The usual simple algorithm for finding the median element in an array $A$ of $n$ numbers is:

• Sample $n^{3/4}$ elements from $A$ with replacement into $B$
• Sort $B$ and find the rank $|B|\pm \sqrt{n}$ elements $l$ and $r$ of $B$
• Check that $l$ and $r$ are on opposite sides of the median of $A$ and that there are at most $C\sqrt{n}$ elements in $A$ between $l$ and $r$ for some appropriate constant $C > 0$. Fail if this doesn't happen.
• Otherwise, find the median by sorting the elements of $A$ between $l$ and $r$

It's not hard to see that this runs in linear time and that it succeeds with high probability. (All the bad events are large deviations away from the expectation of a binomial.)

An alternate algorithm for the same problem, which is more natural to teach to students who have seen quick sort is the one described here: Randomized Selection

It is also easy to see that this one has linear expected running time: say that a "round" is a sequence of recursive calls that ends when one gives a 1/4-3/4 split, and then observe that the expected length of a round is at most 2. (In the first draw of a round, the probability of getting a good split is 1/2 and then after actually increases, as the algorithm was described so round length is dominated by a geometric random variable.)

So now the question:

Is it possible to show that randomized selection runs in linear time with high probability?

We have $O(\log n)$ rounds, and each round has length at least $k$ with probability at most $2^{-k+1}$, so a union bound gives that the running time is $O(n\log\log n)$ with probability $1-1/O(\log n)$.

This is kind of unsatisfying, but is it actually the truth?

Answer 1

It's not true that the algorithm runs in linear time with high probability.

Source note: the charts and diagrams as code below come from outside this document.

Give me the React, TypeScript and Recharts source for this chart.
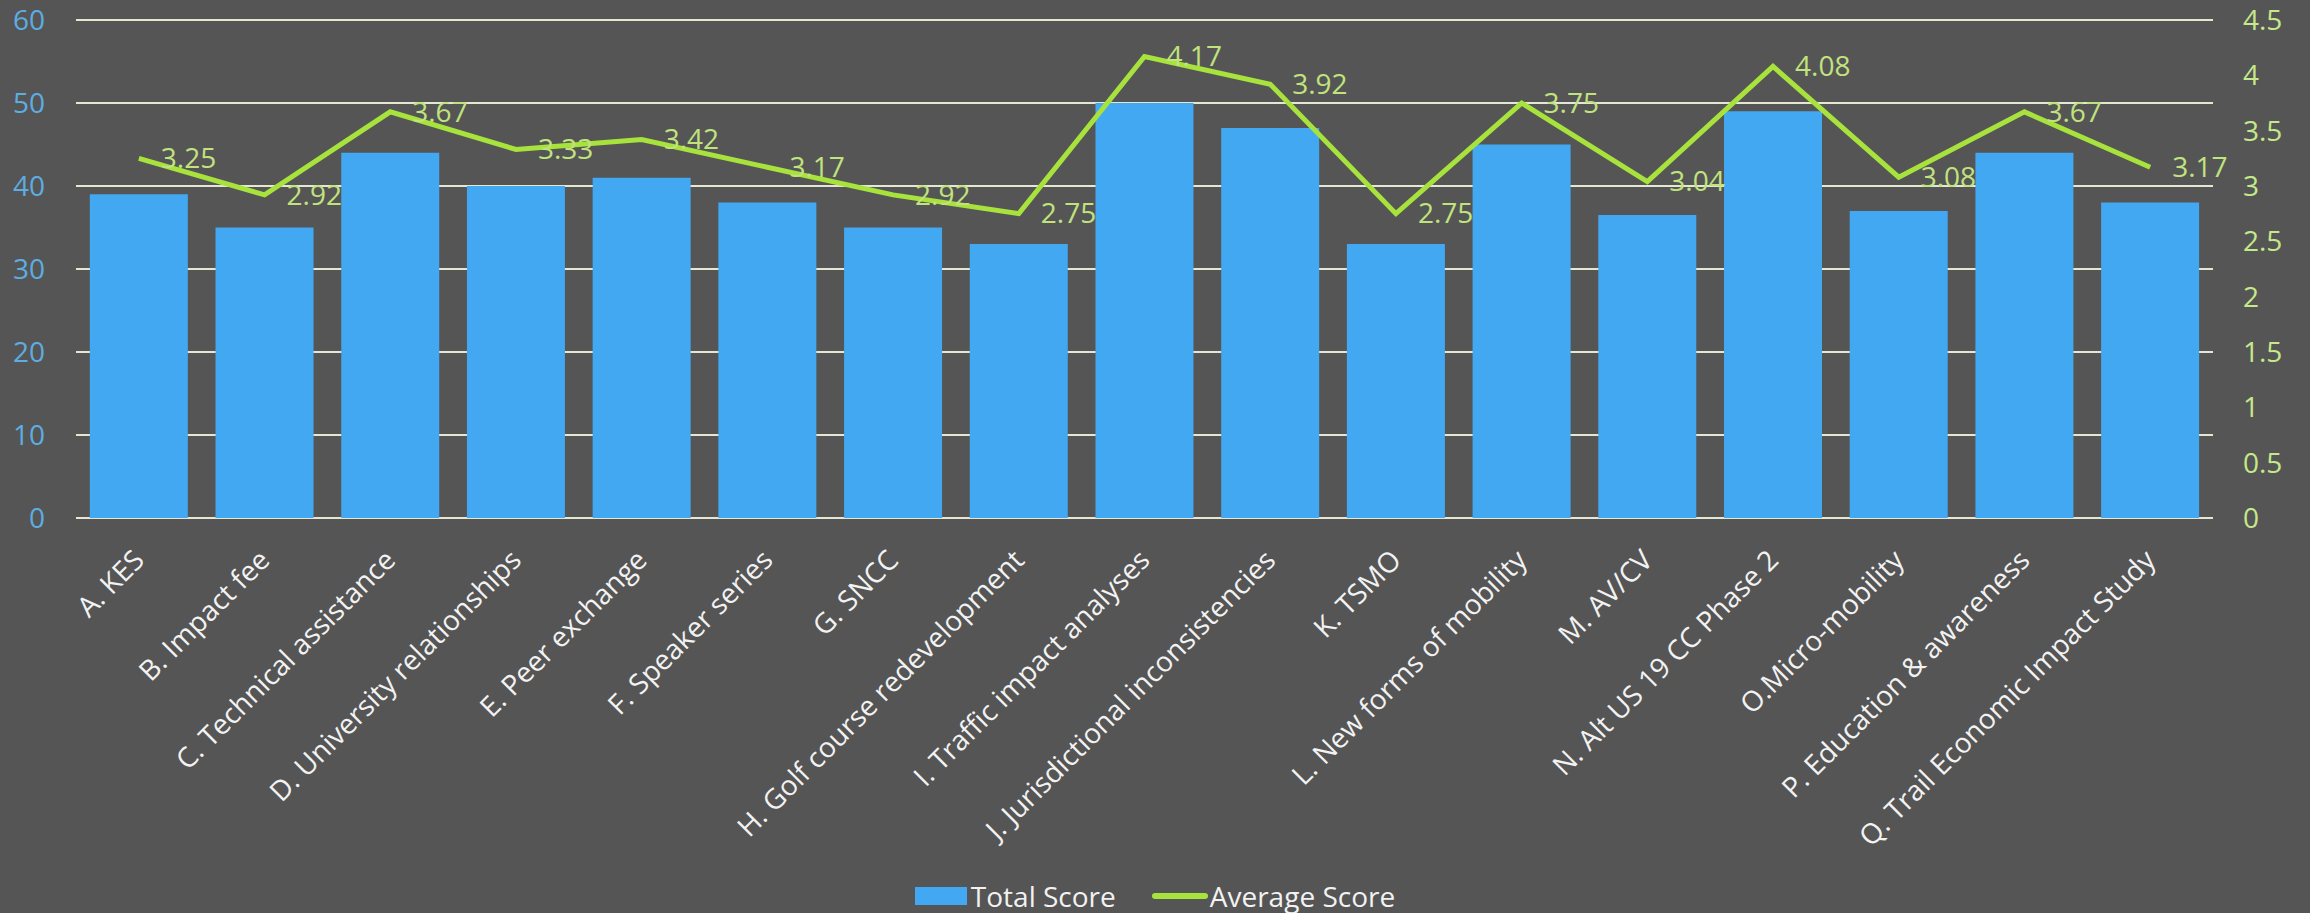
import React from 'react';
import { ComposedChart, Bar, Line, XAxis, YAxis, CartesianGrid, Legend, LabelList } from 'recharts';

const categories = [
    'A. KES',
    'B. Impact fee',
    'C. Technical assistance',
    'D. University relationships',
    'E. Peer exchange',
    'F. Speaker series',
    'G. SNCC',
    'H. Golf course redevelopment',
    'I. Traffic impact analyses',
    'J. Jurisdictional inconsistencies',
    'K. TSMO',
    'L. New forms of mobility',
    'M. AV/CV',
    'N. Alt US 19 CC Phase 2',
    'O.Micro-mobility',
    'P. Education & awareness',
    'Q. Trail Economic Impact Study',
];

const totalScore = [39, 35, 44, 40, 41, 38, 35, 33, 50, 47, 33, 45, 36.5, 49, 37, 44, 38];
const averageScore = [3.25, 2.92, 3.67, 3.33, 3.42, 3.17, 2.92, 2.75, 4.17, 3.92, 2.75, 3.75, 3.04, 4.08, 3.08, 3.67, 3.17];

const leftTicks = [0, 10, 20, 30, 40, 50, 60];
const rightTicks = [0, 0.5, 1, 1.5, 2, 2.5, 3, 3.5, 4, 4.5];

const data = categories.map((name, i) => ({
    name,
    total: totalScore[i],
    average: averageScore[i],
}));

const FONT = '"Open Sans", "Noto Sans", sans-serif';
const BAR_COLOR = '#42A8F2';
const LINE_COLOR = '#A8E23C';

function CategoryTick(props: any) {
    const { x, y, payload } = props;
    const tx = x;
    const ty = y + 37;
    return (
        <g transform={`translate(${tx}, ${ty})`}>
            <text
                x={0}
                y={0}
                dy="0.35em"
                textAnchor="end"
                transform="rotate(-45)"
                fill="#F2F2F2"
                fontSize={28}
                fontFamily={FONT}
            >
                {payload.value}
            </text>
        </g>
    );
}

function AverageLabel(props: any) {
    const { x, y, value } = props;
    return (
        <text x={x + 22} y={y} dy="0.35em" fill="#C0E37E" fontSize={28} fontFamily={FONT}>
            {Number(value).toFixed(2)}
        </text>
    );
}

function ChartLegend() {
    return (
        <div style={{ height: 60, display: 'flex', justifyContent: 'center', alignItems: 'flex-end', fontFamily: FONT, fontSize: 28, color: '#F2F2F2' }}>
            <div style={{ display: 'flex', alignItems: 'center', height: 34, marginRight: 36 }}>
                <div style={{ width: 52, height: 18, background: BAR_COLOR, marginRight: 4 }} />
                <span>Total Score</span>
            </div>
            <div style={{ display: 'flex', alignItems: 'center', height: 34 }}>
                <div style={{ width: 56, height: 6, borderRadius: 3, background: LINE_COLOR, marginRight: 2 }} />
                <span>Average Score</span>
            </div>
        </div>
    );
}

export default function App() {
    return (
        <div style={{ position: 'absolute', left: 0, top: 0, width: 2310, height: 913, background: '#555555' }}>
            <ComposedChart
                width={2310}
                height={913}
                data={data}
                margin={{ top: 20, right: 0, bottom: 0, left: 0 }}
                barCategoryGap="11%"
            >
                <CartesianGrid vertical={false} stroke="#E4E8D2" strokeWidth={2} yAxisId="left" />
                <XAxis
                    dataKey="name"
                    interval={0}
                    height={335}
                    tickSize={0}
                    tickMargin={0}
                    axisLine={false}
                    tickLine={false}
                    tick={<CategoryTick />}
                />
                <YAxis
                    yAxisId="left"
                    domain={[0, 60]}
                    ticks={leftTicks}
                    width={76}
                    tickSize={0}
                    tickMargin={31}
                    axisLine={false}
                    tickLine={false}
                    tick={{ fill: '#5DADE2', fontSize: 28, fontFamily: FONT }}
                />
                <YAxis
                    yAxisId="right"
                    orientation="right"
                    domain={[0, 4.5]}
                    ticks={rightTicks}
                    width={97}
                    tickSize={0}
                    tickMargin={30}
                    axisLine={false}
                    tickLine={false}
                    tick={{ fill: '#C5E88A', fontSize: 28, fontFamily: FONT }}
                />
                <Legend verticalAlign="bottom" height={60} content={<ChartLegend />} />
                <Bar yAxisId="left" dataKey="total" name="Total Score" fill={BAR_COLOR} isAnimationActive={false} />
                <Line
                    yAxisId="right"
                    dataKey="average"
                    name="Average Score"
                    type="linear"
                    stroke={LINE_COLOR}
                    strokeWidth={5}
                    dot={false}
                    isAnimationActive={false}
                >
                    <LabelList dataKey="average" content={<AverageLabel />} />
                </Line>
            </ComposedChart>
        </div>
    );
}
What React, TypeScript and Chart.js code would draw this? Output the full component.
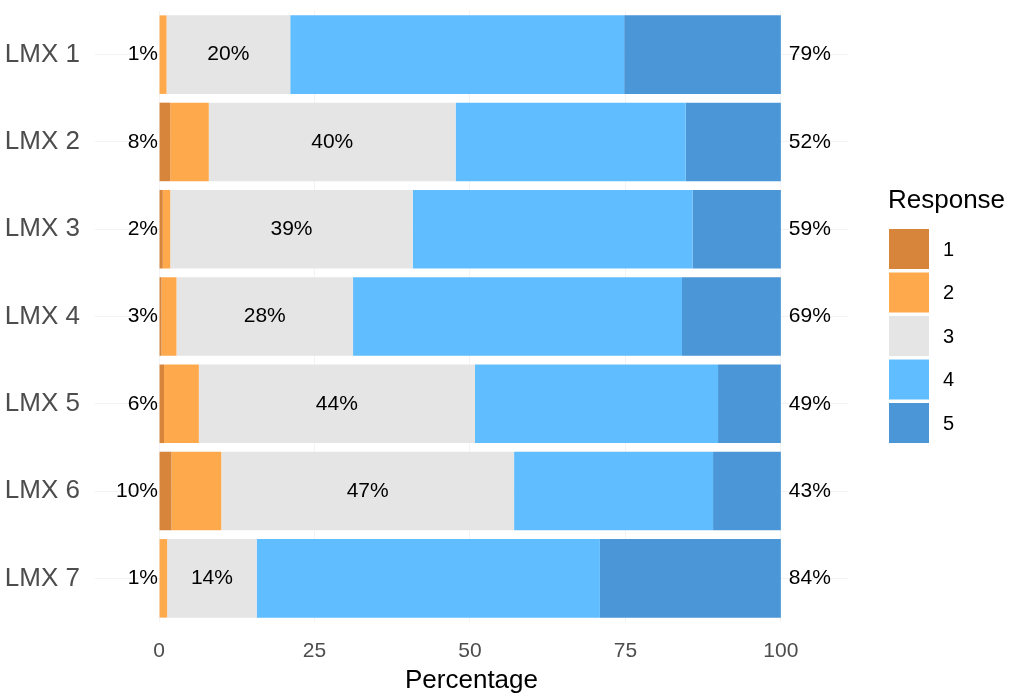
import { useEffect, useRef } from "react"
import Chart from "chart.js/auto"
import type { ChartConfiguration, Plugin } from "chart.js"

const items = ["LMX 1", "LMX 2", "LMX 3", "LMX 4", "LMX 5", "LMX 6", "LMX 7"]
const responses = ["1", "2", "3", "4", "5"]
const colors = ["#D6853B", "#FFA94D", "#E5E5E5", "#60BDFF", "#4A96D6"]

// percentage of answers per response level, one array per level
const resp1 = [0.0, 1.8, 0.6, 0.4, 0.8, 2.0, 0.0]
const resp2 = [1.2, 6.2, 1.2, 2.4, 5.6, 8.0, 1.3]
const resp3 = [19.9, 39.7, 39.0, 28.4, 44.4, 47.1, 14.4]
const resp4 = [53.7, 37.0, 45.0, 52.9, 39.1, 32.0, 55.2]
const resp5 = [25.2, 15.3, 14.2, 15.9, 10.1, 10.9, 29.1]

const xTicks = [0, 25, 50, 75, 100]

const FONT = "'Liberation Sans', Arial, sans-serif"

// low / neutral / high percentages written next to and inside the bars
const percentLabels: Plugin<"bar"> = {
  id: "percentLabels",
  afterDatasetsDraw(chart) {
    const { ctx } = chart
    const x = chart.scales.x
    const y = chart.scales.y
    ctx.save()
    ctx.font = `21px ${FONT}`
    ctx.fillStyle = "#000"
    ctx.textBaseline = "middle"
    items.forEach((_, i) => {
      const py = y.getPixelForValue(i)
      const low = resp1[i] + resp2[i]
      const high = resp4[i] + resp5[i]
      ctx.textAlign = "right"
      ctx.fillText(`${Math.round(low)}%`, x.getPixelForValue(0) - 1, py)
      ctx.textAlign = "center"
      ctx.fillText(`${Math.round(resp3[i])}%`, x.getPixelForValue(low + resp3[i] / 2), py)
      ctx.textAlign = "left"
      ctx.fillText(`${Math.round(high)}%`, x.getPixelForValue(100) + 8, py)
    })
    ctx.restore()
  },
}

// ggplot-ish legend: title and touching key squares
const keyLegend: Plugin<"bar"> = {
  id: "keyLegend",
  afterDraw(chart) {
    const { ctx } = chart
    const left = chart.chartArea.right + 41
    ctx.save()
    ctx.fillStyle = "#000"
    ctx.textBaseline = "middle"
    ctx.textAlign = "left"
    ctx.font = `26px ${FONT}`
    ctx.fillText("Response", left - 1, 201)
    ctx.font = `20px ${FONT}`
    chart.data.datasets.forEach((ds, i) => {
      const top = 229 + i * 43.5
      ctx.fillStyle = ds.backgroundColor as string
      ctx.fillRect(left, top, 40, 40)
      ctx.fillStyle = "#000"
      ctx.fillText(responses[i], left + 54, top + 21)
    })
    ctx.restore()
  },
}

export default function App() {
  const ref = useRef<HTMLCanvasElement>(null)

  useEffect(() => {
    if (!ref.current) return
    const series = [resp1, resp2, resp3, resp4, resp5]
    const config: ChartConfiguration<"bar"> = {
      type: "bar",
      data: {
        labels: items,
        datasets: series.map((d, i) => ({
          label: responses[i],
          data: d,
          backgroundColor: colors[i],
          borderWidth: 0,
          barPercentage: 0.9,
          categoryPercentage: 1,
        })),
      },
      options: {
        indexAxis: "y",
        animation: false,
        responsive: true,
        maintainAspectRatio: false,
        layout: { padding: { top: 11, right: 167, bottom: 0, left: 0 } },
        plugins: { legend: { display: false }, tooltip: { enabled: false } },
        scales: {
          x: {
            stacked: true,
            min: -10.3,
            max: 110.8,
            afterBuildTicks: (s) => {
              s.ticks = xTicks.map((v) => ({ value: v }))
            },
            afterFit: (s) => {
              s.height = 76
            },
            grid: { color: "#F3F3F3", drawTicks: false },
            border: { display: false },
            ticks: { color: "#4D4D4D", font: { size: 21, family: FONT }, padding: 17, maxRotation: 0 },
            title: {
              display: true,
              text: "Percentage",
              color: "#000",
              font: { size: 26, family: FONT },
              padding: { top: 0, bottom: 2 },
            },
          },
          y: {
            stacked: true,
            afterFit: (s) => {
              s.width = 95
              s.paddingTop = 0
              s.paddingBottom = 0
            },
            grid: { color: "#F3F3F3", drawTicks: false, offset: false },
            border: { display: false },
            ticks: { color: "#4D4D4D", font: { size: 26, family: FONT }, padding: 15 },
          },
        },
      },
      plugins: [percentLabels, keyLegend],
    }
    const chart = new Chart(ref.current, config)
    return () => chart.destroy()
  }, [])

  return (
    <div style={{ position: "fixed", left: 0, top: 0, width: 1015, height: 698, background: "#fff" }}>
      <canvas ref={ref} />
    </div>
  )
}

Considering only the first round, the running time is at least $\Theta(n)$ times a $G(1/2)$ random variable. Let $p(n) \longrightarrow 0$ be the allowed failure probability. Since $\Pr[G(1/2) \geq \log_2 p(n)^{-1}] = p(n)$, the running time is at least $\Omega(n \log_2 p(n)^{-1}) = \omega(n)$.

(There is some cheating involved, since the length of the first round isn't really $G(1/2)$. More careful analysis might or might not validate this answer.)

Edit: Grübel and Rosler proved that the expected number of comparisons divided by $n$ tends (in some sense) to some limit distribution, which is unbounded. See for example Grübel's paper "Hoare's selection algorithm: a Markov chain approach", which references their original paper.